This is the official implementation of the paper: "Learnable Hierarchical Label Embedding and Grouping for Visual Intention Understanding" accepted by IEEE Transactions on Affective Computing, 2023.
Visual intention understanding is to mine the potential and subjective intention behind the images, which includes the user’s hidden emotions and perspectives. Due to the label ambiguity, this paper presents a novel learnable Hierarchical Label Embedding and Grouping (HLEG). It is featured in three aspects: 1) For effectively mining the underlying meaning of images, we build a hierarchical transformer structure to model the hierarchy of labels, formulating a multi-level classification scheme. 2) For the label ambiguity issue, we design a novel learnable label embedding with accumulative grouping integrated into the hierarchical structure, which does not require additional annotation. 3) For multi-level classification, we propose a ”Hard-First” optimization strategy to adaptively adjust the classification optimization at different levels, avoiding over-classification of the coarse labels. HLEG enhances the F1 score (average +1.24%) and mAP (average +1.48%) on Intentonomy over prominent baseline models. Comprehensive experiments validate the superiority of our proposed method, achieving state-of-the-art performance under various settings.
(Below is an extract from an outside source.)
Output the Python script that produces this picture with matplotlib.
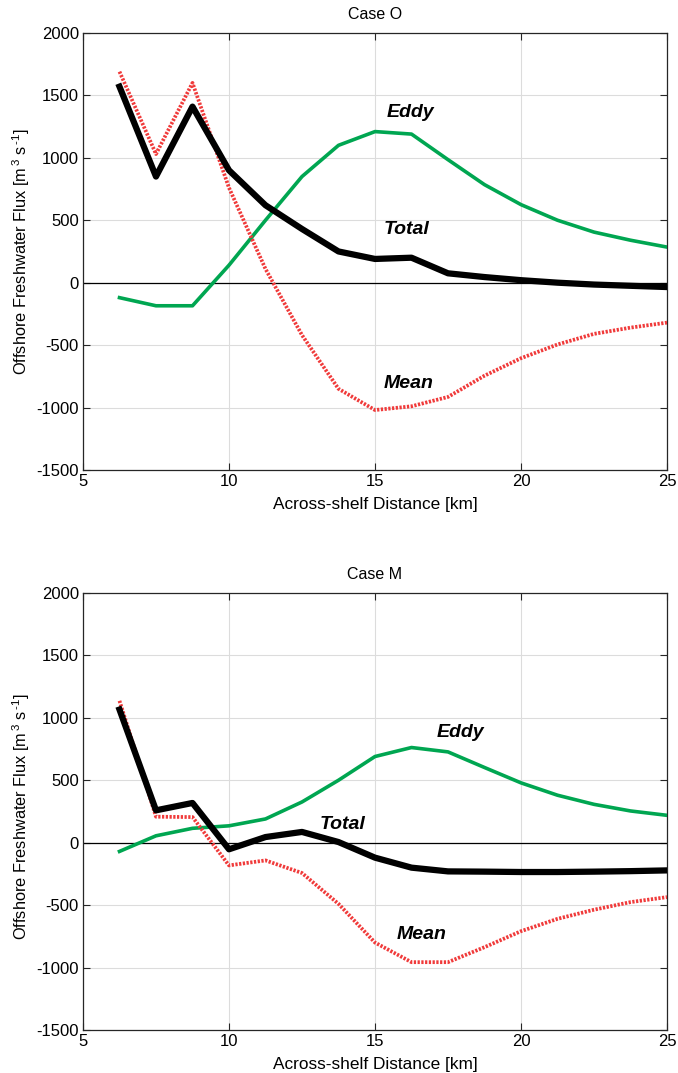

Training and evaluation are as follows:
# training
python -m torch.distributed.launch --nproc_per_node=2 train.py
# evaluation
python -m torch.distributed.launch --nproc_per_node=2 eval.py
├── HLEG
├── data
├── intentonomy
├── data_utils
├── get_datasets.py
├── get_label_vector.py
├── metrics.py
├── images
├── models
├── backbone.py
├── transformer.py
├── utils
├── _init_paths.py
├── training.py
├── eval.py
├── README.md
If this work is useful to your research, please cite:
@article{shi2023learnable,
title={Learnable Hierarchical Label Embedding and Grouping for Visual Intention Understanding},
author={Shi, QingHongYa and Ye, Mang and Zhang, Ziyi and Du, Bo},
journal={IEEE Transactions on Affective Computing},
year={2023},
publisher={IEEE}
}